Sunday, July 7, 2013

Pickled Turnips



Pickled Turnips Recipe 


Total Time: 15 minutes this is a very easy recipe for Pickled Turnips which are a staple at most every Middle Eastern dinner table.  They are eaten with Falafel and Shawarma Sandwiches. Pickled Turnips are also eaten as a condiment alongside of many meals.  

Ingredients
  •  6 large sized Turnips  
  • 3 medium sized Beets  
  • 4 cups distilled white vinegar
  • 4 cups tap water
  • 9 tsp salt
  • 6 cloves garlic sliced thin
Directions

Wash the Turnips and the Beets then slice and cut like you would with French fries (see my pictures posted).

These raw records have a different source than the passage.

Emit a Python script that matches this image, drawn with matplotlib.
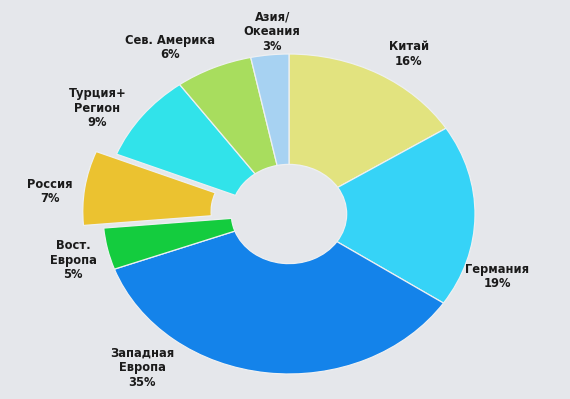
"""
donut chart: regional share (photo of a slide)
outputs: out.png
"""

import matplotlib.pyplot as plt

# -- DATA --
regions = [
    "Китай",
    "Германия",
    "Западная\nЕвропа",
    "Вост.\nЕвропа",
    "Россия",
    "Турция+\nРегион",
    "Сев. Америка",
    "Азия/\nОкеания",
]
# printed percentages
pct_labels = [16, 19, 35, 5, 7, 9, 6, 3]
# wedge sizes (slightly off the rounded labels)
wedge_sizes = [16, 18.4, 35, 4.2, 7.5, 8.9, 6.7, 3.3]
colors = [
    "#e2e37f",
    "#36d3f7",
    "#1483ea",
    "#14cc3e",
    "#ebc230",
    "#31e3ea",
    "#a8dd5e",
    "#a7d2f2",
]
explode = [0, 0, 0, 0, 0.11, 0, 0, 0]

# label anchors (layout only, in radius units)
label_pos = [
    (0.645, 1.00),
    (1.12, -0.39),
    (-0.79, -0.96),
    (-1.16, -0.29),
    (-1.285, 0.14),
    (-1.03, 0.66),
    (-0.64, 1.04),
    (-0.09, 1.14),
]

BG = "#e5e7eb"

# -- PLOT --
fig = plt.figure(figsize=(5.7, 3.99), dpi=100, facecolor=BG)
ax = fig.add_axes([0, 0, 1, 1])
ax.set_facecolor(BG)

ax.pie(
    wedge_sizes,
    colors=colors,
    explode=explode,
    startangle=90,
    counterclock=False,
    radius=1.0,
    wedgeprops=dict(width=0.69, edgecolor="#eef0f2", linewidth=0.9),
    frame=True,
)

for name, pct, (x, y) in zip(regions, pct_labels, label_pos):
    ax.text(
        x,
        y,
        f"{name}\n{pct}%",
        ha="center",
        va="center",
        fontsize=8.3,
        fontweight="bold",
        color="#1b1b1b",
        linespacing=1.15,
    )

# pie is slightly squashed in the photo -> free aspect
ax.set_aspect("auto")
ax.set_xlim(-289 / 186, (570 - 289) / 186)
ax.set_ylim((214 - 399) / 160, 214 / 160)
ax.axis("off")

plt.savefig("out.png", dpi=100, facecolor=BG)
plt.close()
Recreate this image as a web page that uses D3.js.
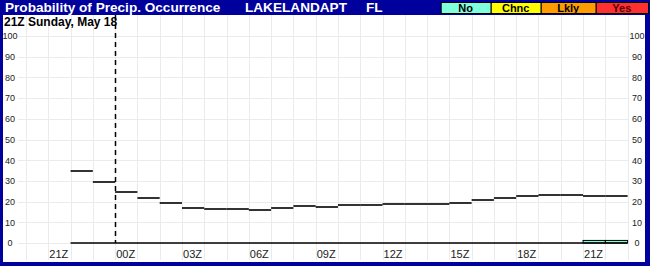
<!DOCTYPE html>
<html>
<head>
<meta charset="utf-8">
<script src="https://cdn.jsdelivr.net/npm/d3@7"></script>
<style>
  body { margin: 0; background: #fff; }
  svg { display: block; font-family: "Liberation Sans", Arial, sans-serif; }
</style>
</head>
<body>
<div id="chart"></div>
<script>
// hours counted from 21Z Sunday; each value covers [hour, hour+1]
var hours = [1, 2, 3, 4, 5, 6, 7, 8, 9, 10, 11, 12, 13, 14, 15, 16, 17, 18, 19, 20, 21, 22, 23, 24, 25],
    popValues = [35, 29.5, 24.5, 21.7, 19.3, 16.8, 16.3, 16.3, 15.8, 16.7, 17.7, 17.2, 18.2, 18.2,
                 18.8, 18.8, 18.8, 19.2, 20.6, 21.6, 22.5, 23, 23, 22.5, 22.5],
    noValues = [0, 0, 0, 0, 0, 0, 0, 0, 0, 0, 0, 0, 0, 0, 0, 0, 0, 0, 0, 0, 0, 0, 0, 1, 1],
    tickHours = [0, 3, 6, 9, 12, 15, 18, 21, 24],
    tickLabels = ["21Z", "00Z", "03Z", "06Z", "09Z", "12Z", "15Z", "18Z", "21Z"],
    yTicks = [0, 10, 20, 30, 40, 50, 60, 70, 80, 90, 100],
    legendNames = ["No", "Chnc", "Lkly", "Yes"],
    legendColors = ["#80ffdc", "#ffff00", "#ff9c00", "#ff3030"];

var width = 650, height = 266,
    blue = "#00009c";

var x = d3.scaleLinear().domain([-1, 26]).range([26, 627.6]);
var y = d3.scaleLinear().domain([0, 100]).range([243, 36]);

var svg = d3.select("#chart").append("svg")
    .attr("width", width)
    .attr("height", height);

// frame + title bar
svg.append("rect").attr("width", width).attr("height", height).attr("fill", blue);
svg.append("rect")
    .attr("x", 3).attr("y", 15)
    .attr("width", 642).attr("height", 247)
    .attr("fill", "#fff");

svg.append("text")
    .attr("x", 5).attr("y", 12)
    .attr("fill", "#fff")
    .style("font-size", "13.6px").style("font-weight", "bold")
    .text("Probability of Precip. Occurrence");
svg.append("text")
    .attr("x", 245).attr("y", 12)
    .attr("fill", "#fff")
    .style("font-size", "13.6px").style("font-weight", "bold")
    .text("LAKELANDAPT");
svg.append("text")
    .attr("x", 366).attr("y", 12)
    .attr("fill", "#fff")
    .style("font-size", "13.6px").style("font-weight", "bold")
    .text("FL");

// legend
var legendX = [440.7, 490.7, 540.7, 595.7, 648];
var leg = svg.selectAll(".leg")
    .data(legendNames)
  .enter().append("g")
    .attr("class", "leg");
leg.append("rect")
    .attr("x", function(d, i) { return legendX[i] + 0.5; })
    .attr("y", 2.5)
    .attr("width", function(d, i) { return legendX[i + 1] - legendX[i]; })
    .attr("height", 11)
    .attr("fill", function(d, i) { return legendColors[i]; })
    .attr("stroke", "#000");
leg.append("text")
    .attr("x", function(d, i) { return (legendX[i] + legendX[i + 1]) / 2; })
    .attr("y", 12)
    .attr("text-anchor", "middle")
    .style("font-size", "11px").style("font-weight", "bold")
    .attr("fill", function(d, i) { return i == 3 ? "#5a0000" : "#000"; })
    .text(function(d) { return d; });

// grid
svg.append("g")
    .selectAll("line")
    .data(d3.range(-1, 27))
  .enter().append("line")
    .attr("x1", function(d) { return Math.round(x(d)) + 0.5; })
    .attr("x2", function(d) { return Math.round(x(d)) + 0.5; })
    .attr("y1", 15).attr("y2", 260)
    .attr("stroke", "#ebebeb");
svg.append("g")
    .selectAll("line")
    .data(yTicks)
  .enter().append("line")
    .attr("x1", 18).attr("x2", 628)
    .attr("y1", function(d) { return Math.round(y(d)) + 0.5; })
    .attr("y2", function(d) { return Math.round(y(d)) + 0.5; })
    .attr("stroke", "#ebebeb");

svg.append("text")
    .attr("x", 4).attr("y", 26)
    .style("font-size", "12px").style("font-weight", "bold")
    .text("21Z Sunday, May 18");

// axes (labels only)
var yLeft = svg.append("g")
    .attr("transform", "translate(10,0)")
    .call(d3.axisLeft(y).tickValues(yTicks).tickSize(0).tickPadding(0));
var yRight = svg.append("g")
    .attr("transform", "translate(637,0)")
    .call(d3.axisRight(y).tickValues(yTicks).tickSize(0).tickPadding(0));
var xAxis = svg.append("g")
    .attr("transform", "translate(0,250.5)")
    .call(d3.axisBottom(x).tickValues(tickHours.map(function(h) { return h + 0.45; }))
      .tickFormat(function(d, i) { return tickLabels[i]; })
      .tickSize(0).tickPadding(0));

[yLeft, yRight, xAxis].forEach(function(g) {
  g.select(".domain").remove();
  g.selectAll("text").attr("fill", "#222").style("font-family", "inherit");
});
yLeft.selectAll("text").attr("text-anchor", "middle").attr("x", 0).style("font-size", "9px");
yRight.selectAll("text").attr("text-anchor", "middle").attr("x", 0).style("font-size", "9px");
xAxis.selectAll("text").style("font-size", "11px");

// "No" bars near zero
svg.append("g")
    .selectAll("rect")
    .data(hours.filter(function(h, i) { return noValues[i] > 0; }))
  .enter().append("rect")
    .attr("x", function(h) { return x(h); })
    .attr("width", function(h) { return x(h + 1) - x(h); })
    .attr("y", function(h) { return y(noValues[hours.indexOf(h)]) - 0.5; })
    .attr("height", function(h) { return y(0) - y(noValues[hours.indexOf(h)]) + 0.5; })
    .attr("fill", legendColors[0])
    .attr("stroke", "#000")
    .attr("stroke-width", 1);

// zero baseline
svg.append("line")
    .attr("x1", x(hours[0])).attr("x2", x(hours[hours.length - 1] + 1))
    .attr("y1", y(0)).attr("y2", y(0))
    .attr("stroke", "#000").attr("stroke-width", 1.5);

// PoP step segments
svg.append("g")
    .selectAll("line")
    .data(hours)
  .enter().append("line")
    .attr("x1", function(h) { return x(h); })
    .attr("x2", function(h) { return x(h + 1); })
    .attr("y1", function(h, i) { return Math.round(y(popValues[i])); })
    .attr("y2", function(h, i) { return Math.round(y(popValues[i])); })
    .attr("stroke", "#000")
    .attr("stroke-width", 1.6);

// 00Z marker
svg.append("line")
    .attr("x1", Math.round(x(3)) + 0.5).attr("x2", Math.round(x(3)) + 0.5)
    .attr("y1", 15).attr("y2", y(0))
    .attr("stroke", "#000")
    .attr("stroke-width", 1.5)
    .attr("stroke-dasharray", "5,4");
</script>
</body>
</html>
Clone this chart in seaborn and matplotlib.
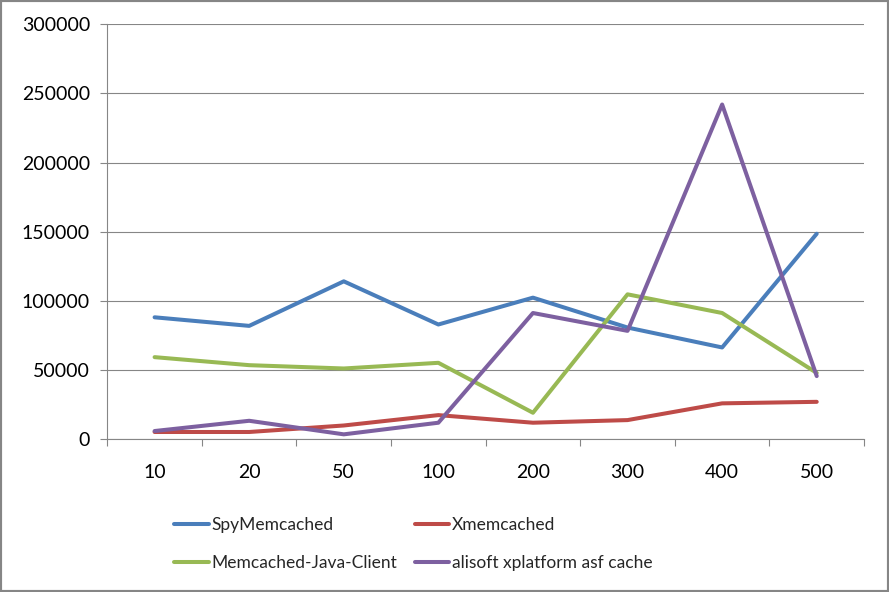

Mix the salt, distilled white vinegar and water in a glass bowl. You can use any kind of jar to pickle the turnips but if you want to store them for a long period like several months I would suggest you sterilize the jar lids before sealing the jars. Fill about a quarter of the jar first with Beets then fill the remainder of the jar with the sliced Turnips and then followed by two sliced garlic cloves to the top of the Turnips. Finally add the liquid mixture.  Repeat this until all the jars are filled. Seal the jars with the lids and give the jars a shake until you see the liquid become pink.  The Pickled Turnips will become a dark red color and ready to eat and enjoy within 1 to 2 weeks.  The Pickled Turnips will stay fresh and crunchy best if stored in the fridge and last for up to 2 months.